Chewing tobacco and snuff

In the European Union there is a ban on the sale of both chewing tobacco and snuff except in Sweden. Chewing tobacco is however, used in England, predominantly by Asian communities. Most often it is mixed with other substances such as areca nut. People who chew tobacco mix it to produce a ball (quid), which is often kept in the mouth for some considerable time. It is frequently tucked in one place – for example the cheeks of the mouth where it greatly increases the user’s risk of developing leukoplakia – a pre-cancerous lesion. It is well established that there is a much higher number of cases of oral cancer among the Asian community who chew tobacco or areca nut.

Smoking causes discolouration of the teeth. It is likely to cause halitosis (bad breath) and may affect smell and taste. Wound healing is impaired in tobacco smokers. There is fair evidence that tobacco use contributes to the pro-gression of periodontal (gum) disease. Treatment for periodontal disease often fails among smokers and it is difficult to halt the progression of the disease, which results in the destruction of the fibres holding the teeth in place. For similar reasons dental implants fail twice as often in people who smoke compared with non-smokers.
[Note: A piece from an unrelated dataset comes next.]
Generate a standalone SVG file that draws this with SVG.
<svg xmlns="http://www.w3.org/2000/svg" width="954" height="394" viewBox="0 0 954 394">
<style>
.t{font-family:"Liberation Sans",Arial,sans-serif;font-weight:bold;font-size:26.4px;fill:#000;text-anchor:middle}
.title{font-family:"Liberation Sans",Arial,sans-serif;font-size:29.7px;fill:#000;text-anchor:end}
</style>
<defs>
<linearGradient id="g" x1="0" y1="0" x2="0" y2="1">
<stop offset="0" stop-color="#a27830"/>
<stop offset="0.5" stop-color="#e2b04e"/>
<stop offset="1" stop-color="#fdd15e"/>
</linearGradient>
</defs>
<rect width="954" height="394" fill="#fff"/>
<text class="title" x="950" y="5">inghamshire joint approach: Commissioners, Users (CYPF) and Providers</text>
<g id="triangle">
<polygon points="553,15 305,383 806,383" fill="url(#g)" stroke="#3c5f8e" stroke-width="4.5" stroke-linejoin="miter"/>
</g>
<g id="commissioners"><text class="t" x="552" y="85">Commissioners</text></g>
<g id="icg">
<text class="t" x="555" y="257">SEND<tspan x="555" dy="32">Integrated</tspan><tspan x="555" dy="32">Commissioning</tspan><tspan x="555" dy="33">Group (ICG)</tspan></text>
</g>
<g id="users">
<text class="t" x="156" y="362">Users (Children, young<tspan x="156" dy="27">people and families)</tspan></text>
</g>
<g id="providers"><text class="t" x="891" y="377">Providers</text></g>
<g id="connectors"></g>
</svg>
75% of oral cancers are associated with tobacco smoking (i.e. cigarette, pipe or cigar smoking) especially when combined with heavy alcohol intake. The risk of developing oral and pharyngeal (throat) cancers is similar for cigarette and cigar smokers, with an overall risk seven to ten times higher than for people who have never smoked. When the frequency of daily tobacco use is taken into consideration there is a strong relationship between smoking rates and the risk of mouth cancer. In other words, the more a person smokes the more at risk they are.

After giving up tobacco for a decade or so the risk of oral cancer of a past smoker drops significantly to levels almost comparable to people who have never smoked.

Dependence on tobacco shows the many features of a chronic disease. People who regularly smoke are addicted to the habit because tobacco use results in true drug dependence. Only a small minority are able to stop smoking in one attempt and the majority will need some assistance to quit altogether. Many effective treatments are now available and dentists and their team members are becoming more actively involved in helping patients to stop smoking.

As with other chronic diseases, the most effective treatment of smoking requires several approaches in addition to the willpower of the smoker and the advice of a clinician. Many products available in high street chemists are proven to be effective and improve the success rates for people quitting smoking. Nicotine replacement therapy (NRT) is the first line of treatment. Several products are available; patches, gum, lozenges, inhalers and nasal sprays. All of these are now available on prescription from a general medical practitioner or through pharmacists.

Other non-nicotine alternatives also exist to help with smoking cessation. Both forms of treatment offer very significant success in the quest to stop smoking. In assisting a smoker who is willing to quit, a dentist will have the five ‘A’s’ in mind. He or she will:-

  1. Ask about tobacco use.
  2. Assess the willingness to quit.
  3. Advise those unwilling to quit that the topic will be revisited at their next dental appointment.
  4. Assist in the quit attempt – set a quit date, emphasise the importance of total abstinence, provide supplementary material, and recommend support from a doctor or tobacco councellor (smoker’s clinic).

Arrange a follow up dental appointment and reference to a doctor if the quit attempt has failed.